We can give src-side context, so that the model can get more hint about the gender of the pronoun.

In [9]:
# w/o src context
out = iwslt14.score(
    src=["I'll bring it."],
    src_prompt=["<en>"],
    trg_prompt=["<de>"],
    beam_size=5,
    n_best=5,
)
for n in range(5):
    print(f'{n+1} best: {out[0].sequence_probs[n]:.4f} | {out[0].translation[n]}')

1 best: -1.4792 | Ich werde es mitbringen.
2 best: -1.6045 | Ich bringe es dazu.
3 best: -1.6643 | Ich bringe es mit.
4 best: -1.6840 | Ich bringe es an.
5 best: -1.7278 | Ich bringe es.


In [10]:
# w/ src context
out = iwslt14.score(
    src=["I'll bring it."],
    src_prompt=["<en> There is a camera."],
    trg_prompt=["<de>"],
    beam_size=5,
    n_best=5,
)
for n in range(5):
    print(f'{n+1} best: {out[0].sequence_probs[n]:.4f} | {out[0].translation[n]}')
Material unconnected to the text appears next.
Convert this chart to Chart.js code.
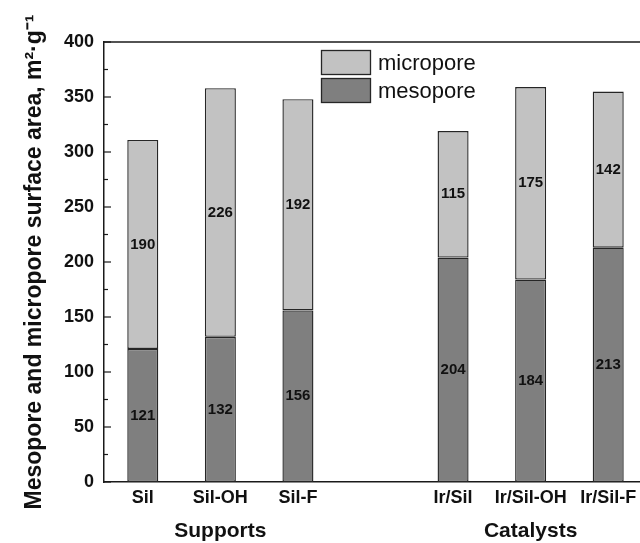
<!DOCTYPE html>
<html>
<head>
<meta charset="utf-8">
<script src="https://cdn.jsdelivr.net/npm/chart.js@4"></script>
<style>
html,body{margin:0;padding:0;background:#fff;overflow:hidden;}
#wrap{width:640px;height:543px;overflow:hidden;position:relative;}
canvas{display:block;}
</style>
</head>
<body>
<div id="wrap"><canvas id="c" width="660" height="543"></canvas></div>
<script>
const categories = ['Sil', 'Sil-OH', 'Sil-F', '', 'Ir/Sil', 'Ir/Sil-OH', 'Ir/Sil-F'];
const mesopore  = [121, 132, 156, null, 204, 184, 213];
const micropore = [190, 226, 192, null, 115, 175, 142];
const groupNames = ['Supports', 'Catalysts'];
const groupCenters = ['Sil-OH', 'Ir/Sil-OH'];
const yTitle = 'Mesopore and micropore surface area, m\u00B2\u00B7g\u207B\u00B9';
const seriesNames = ['mesopore', 'micropore'];

const FONT = '"Liberation Sans", Arial, sans-serif';
const LIGHT = '#c2c2c2', DARK = '#7f7f7f', EDGE = '#262626', AXIS = '#1a1a1a';

const extras = {
  id: 'extras',
  afterDraw(chart) {
    const ctx = chart.ctx;
    const a = chart.chartArea;
    const ys = chart.scales.y, xs = chart.scales.x;
    ctx.save();
    // top frame line
    ctx.strokeStyle = AXIS; ctx.lineWidth = 1.5;
    ctx.beginPath(); ctx.moveTo(a.left, a.top); ctx.lineTo(a.right, a.top); ctx.stroke();
    // inward ticks on y axis
    ctx.lineWidth = 1.2;
    const tv = ys.ticks.map(t => t.value);
    tv.forEach((v, i) => {
      const py = ys.getPixelForValue(v);
      ctx.beginPath(); ctx.moveTo(a.left, py); ctx.lineTo(a.left + 7, py); ctx.stroke();
      if (i < tv.length - 1) {
        const pm = ys.getPixelForValue((v + tv[i + 1]) / 2);
        ctx.beginPath(); ctx.moveTo(a.left, pm); ctx.lineTo(a.left + 4, pm); ctx.stroke();
      }
    });
    // value labels in bars
    ctx.fillStyle = '#111';
    ctx.font = 'bold 15px ' + FONT;
    ctx.textAlign = 'center'; ctx.textBaseline = 'middle';
    chart.data.datasets.forEach((ds, di) => {
      const meta = chart.getDatasetMeta(di);
      meta.data.forEach((el, i) => {
        const v = ds.data[i];
        if (v == null) return;
        ctx.fillText(String(v), el.x, (el.y + el.base) / 2);
      });
    });
    // group labels
    ctx.font = 'bold 21px ' + FONT;
    groupNames.forEach((g, i) => {
      const px = xs.getPixelForValue(categories.indexOf(groupCenters[i]));
      ctx.fillText(g, px, 531);
    });
    // legend (micropore on top)
    const lx = a.left + 217, ly = a.top + 8, bw = 50, bh = 25, gap = 3;
    const order = [1, 0];
    ctx.font = '22px ' + FONT;
    ctx.textAlign = 'left';
    order.forEach((di, k) => {
      const ds = chart.data.datasets[di];
      const y0 = ly + k * (bh + gap);
      ctx.fillStyle = ds.backgroundColor;
      ctx.fillRect(lx, y0, bw, bh);
      ctx.strokeStyle = EDGE; ctx.lineWidth = 1.3;
      ctx.strokeRect(lx + 0.5, y0 + 0.5, bw - 1, bh - 1);
      ctx.fillStyle = '#111';
      ctx.fillText(ds.label, lx + bw + 7, y0 + bh / 2 + 1);
    });
    ctx.restore();
  }
};

new Chart(document.getElementById('c'), {
  type: 'bar',
  data: {
    labels: categories,
    datasets: [
      { label: seriesNames[0], data: mesopore, backgroundColor: DARK, borderColor: EDGE, borderWidth: 1.4, borderSkipped: false, barPercentage: 0.4, categoryPercentage: 1 },
      { label: seriesNames[1], data: micropore, backgroundColor: LIGHT, borderColor: EDGE, borderWidth: 1.4, borderSkipped: false, barPercentage: 0.4, categoryPercentage: 1 }
    ]
  },
  options: {
    responsive: false,
    animation: false,
    devicePixelRatio: 1,
    layout: { padding: { top: 42, right: 13, left: 0, bottom: 0 } },
    plugins: { legend: { display: false }, tooltip: { enabled: false } },
    scales: {
      x: {
        stacked: true,
        grid: { display: false, drawTicks: false },
        border: { display: true, color: AXIS, width: 1.5 },
        ticks: { color: '#111', font: { family: FONT, size: 18, weight: 'bold' }, padding: 5, maxRotation: 0, autoSkip: false },
        afterFit(s) { s.height = 61; }
      },
      y: {
        stacked: true,
        min: 0, max: 400,
        grid: { display: false, drawTicks: false },
        border: { display: true, color: AXIS, width: 1.5 },
        ticks: { stepSize: 50, color: '#111', font: { family: FONT, size: 18, weight: 'bold' }, padding: 10 },
        title: { display: true, text: yTitle, color: '#111', font: { family: FONT, size: 23, weight: 'bold' }, padding: { top: 21, bottom: 0 } },
        afterFit(s) { s.width = 104; }
      }
    }
  },
  plugins: [extras]
});
</script>
</body>
</html>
1 best: -1.6253 | Ich bringe es mit.
2 best: -1.6836 | Ich bringe es an.
3 best: -1.7318 | Ich werde es mitbringen.
4 best: -1.7923 | Ich bringe es.
5 best: -1.8206 | Ich bringe sie mit.


The feminine form "sie" appears at the 5th position of the nbest list,  
when we provide "camera" in the src prompt. (In German, "Kamera" is a feminine noun.)  
By designing the prompt, we can gain more control on the trg translation!

### Training with prompt

You can provide a tsv file containing all `src`, `src_prompt`, `trg`, and `trg_prompt`.
See `test/data/toy/dev.tsv` for example. In this case, we used a preceeding sentence as a prompt.

In [13]:
import pandas as pd
from pathlib import Path

hub_dir = Path(torch.hub.get_dir()) / "joeynmt_joeynmt_main"
df = pd.read_csv(hub_dir / "test/data/toy/dev.tsv", sep="\t")
df[["src_prompt", "src", "trg_prompt", "trg"]].head(5)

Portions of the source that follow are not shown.